"Melody is the mother; rhythm is the father."
Melbourne International Arts Festival
Sruti, mata. Laya, pita: "Melody is the mother; rhythm is the father." This cherished Sanskrit aphorism acts as a springboard into the Australian Art Orchestra's latest project, and a key to unlocking some of the secrets of south Indian classical music.
The rhythmic intricacies of Carnatic music have become increasingly familiar to the members of the AAO over the past seven years - and it shows. In 1996, when the ensemble first performed Into the Fire with master percussionist Karaikudi R Mani, the Australians played with verve and virtuosity, but only a limited understanding of the nature and complexity of the music's structure.
Now, after many tours and further collaborations with Sri Mani's Sruthi Laya percussion ensemble, the AAO musicians sound not only irresistibly dynamic, but as tightly confident as their Indian onstage colleagues.
Monday night's Concert Hall program opened with three short works: Scott Tinkler's Stitching Leonardo; Daryl Pratt's Saraswati; and Trimurti, co-written by Adrian Sherriff and Elliott Dalgleish. Dalgleish's wailing sopranino set the woozily dissonant tone of Stitching Leonardo, which also saw Sherriff's bass trombone engage in a marvellously precise dialogue with the mridangam of Sri Mani.
Saraswati and Trimurti were both world premieres, and represented the AAO's attempt to fully integrate the 'sruti' and 'laya' aspects of south Indian classical music. For the first time, the orchestral lineup was augmented by Indian melodic instruments - in this case, the flute (played by B V Balasai) and sitar (B Sivaramakrishna Rao).
In Saraswati, the flute and sitar locked into the agitated rhythms of Sri Mani and ghatam player V Suresh with breathtaking synchronicity. This piece also featured a wonderfully sinuous introduction by Julien Wilson on soprano sax, and a powerful, piercing solo from trumpeter Scott Tinkler.
Trimurti, inspired by three different aspects of Hinduism, led the orchestra - and the audience - on a journey that began as a single, modulating flute line, grew into a full-bodied melody with rousing solos and ensemble statements, and dissolved into an eerie, almost hallucinatory pool where sampled flute and sitar textures bubbled alongside shivery string harmonics.
The second half of the program was a celebration of Into the Fire - the piece that initiated this Indo-Australian collaboration in 1996 - in all its exultant, pulsating glory. Skilfully arranged by Adrian Sherriff and based on a composition by Sri Mani, it linked elements of southern Indian and Western orchestral traditions in a way that energised both, rather than reducing them to shallow cliches.

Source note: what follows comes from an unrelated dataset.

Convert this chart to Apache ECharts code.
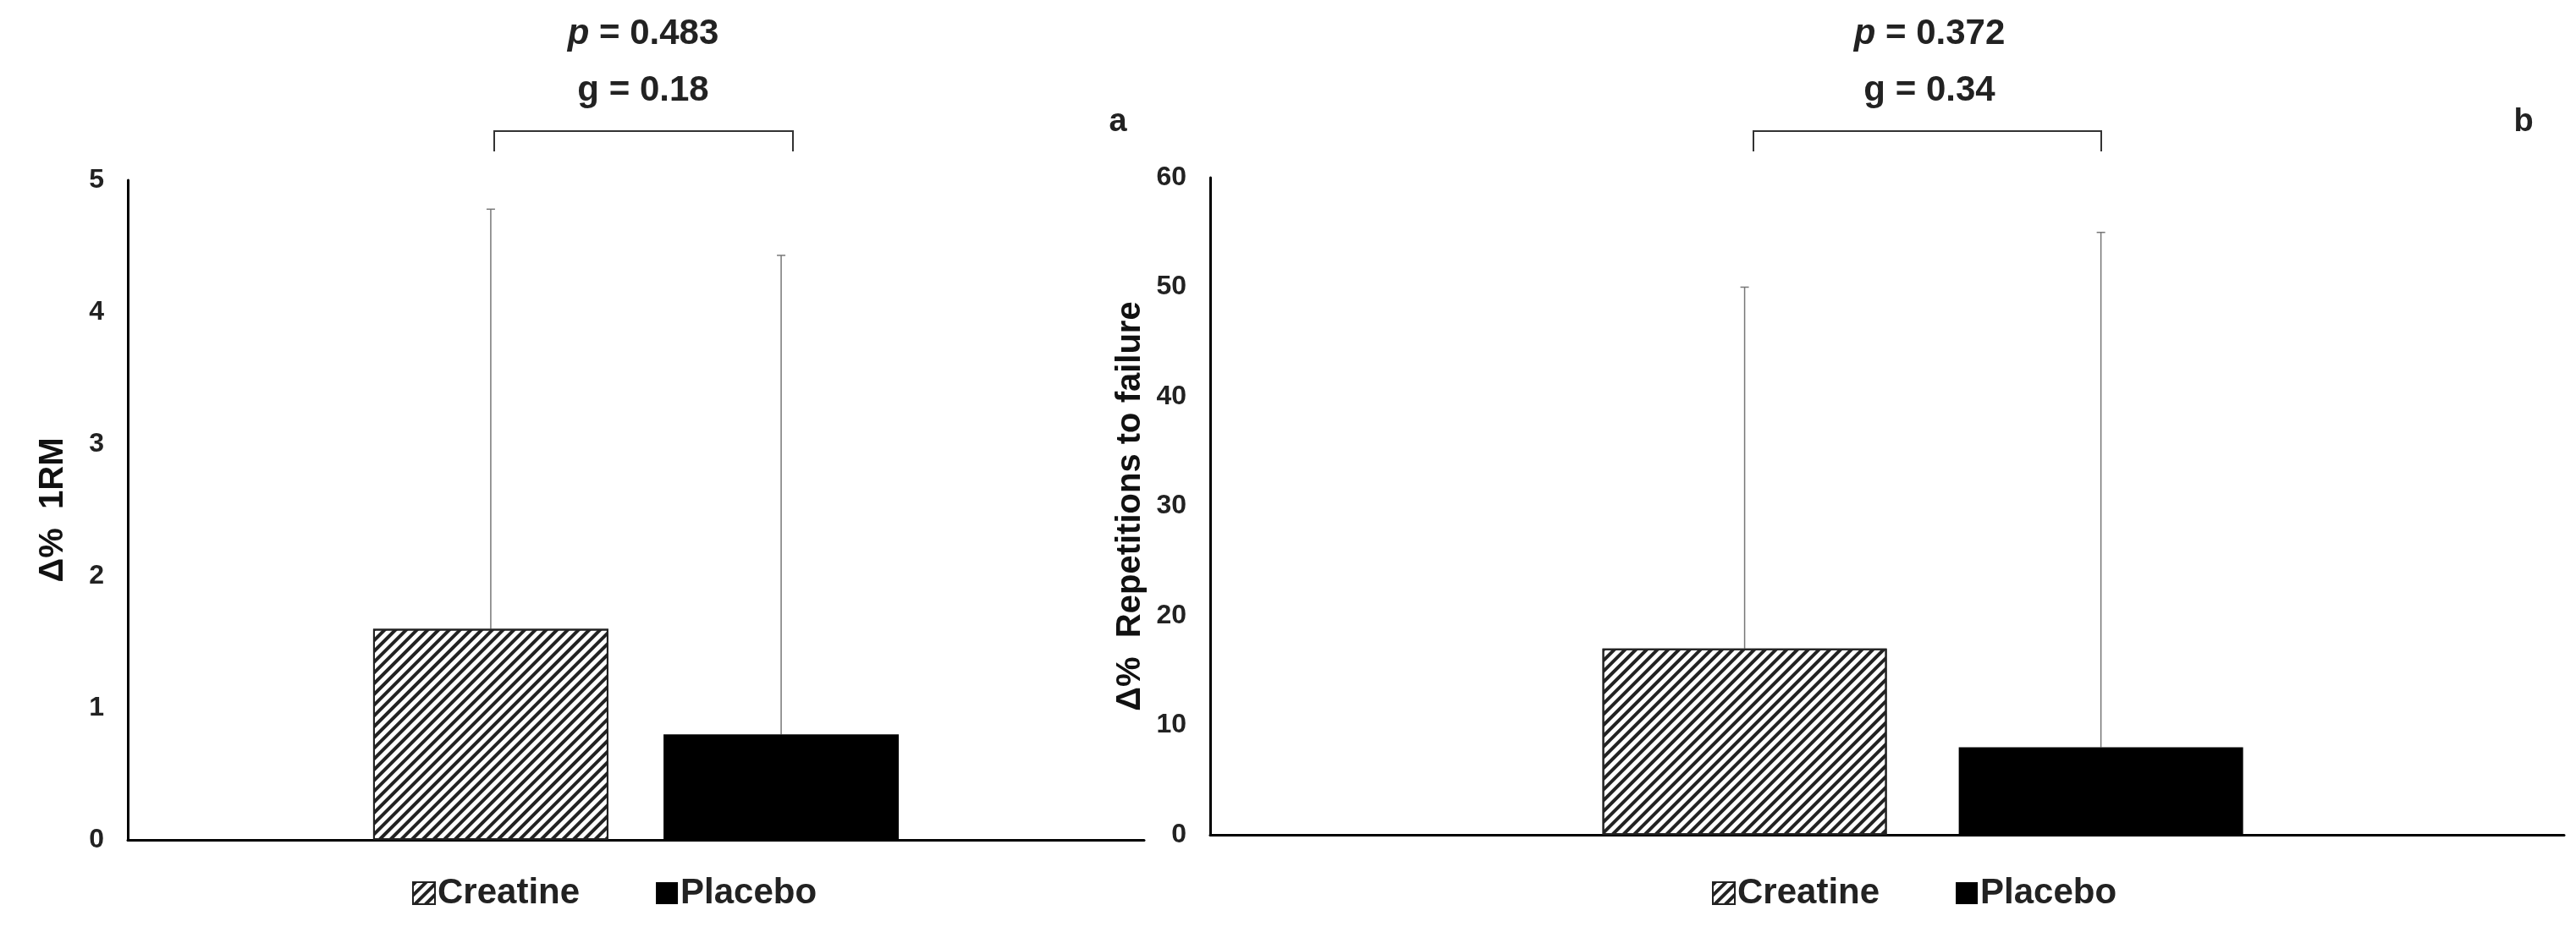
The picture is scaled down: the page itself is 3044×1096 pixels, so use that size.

Dancer Rajeswari Sainath (Sri Mani's niece) articulated the shifting moods and sharp accents of the piece with extraordinarily expressive movements, while the orchestra dug tightly into the rhythmic detail of the ragas and soared with brassy splendour over the increasingly ecstatic melody.
Sri Mani's mesmerising, pure-toned singing opened the piece, and, in the fifth movement, his prodigious mridangam playing featured in a thrilling percussion duet with V Suresh. By the time he ushered the orchestra back in to restate the theme, the entire ensemble really was on fire, revelling in the joyful energy of this music as their final, climactic statement melted back into the embers of a single drone.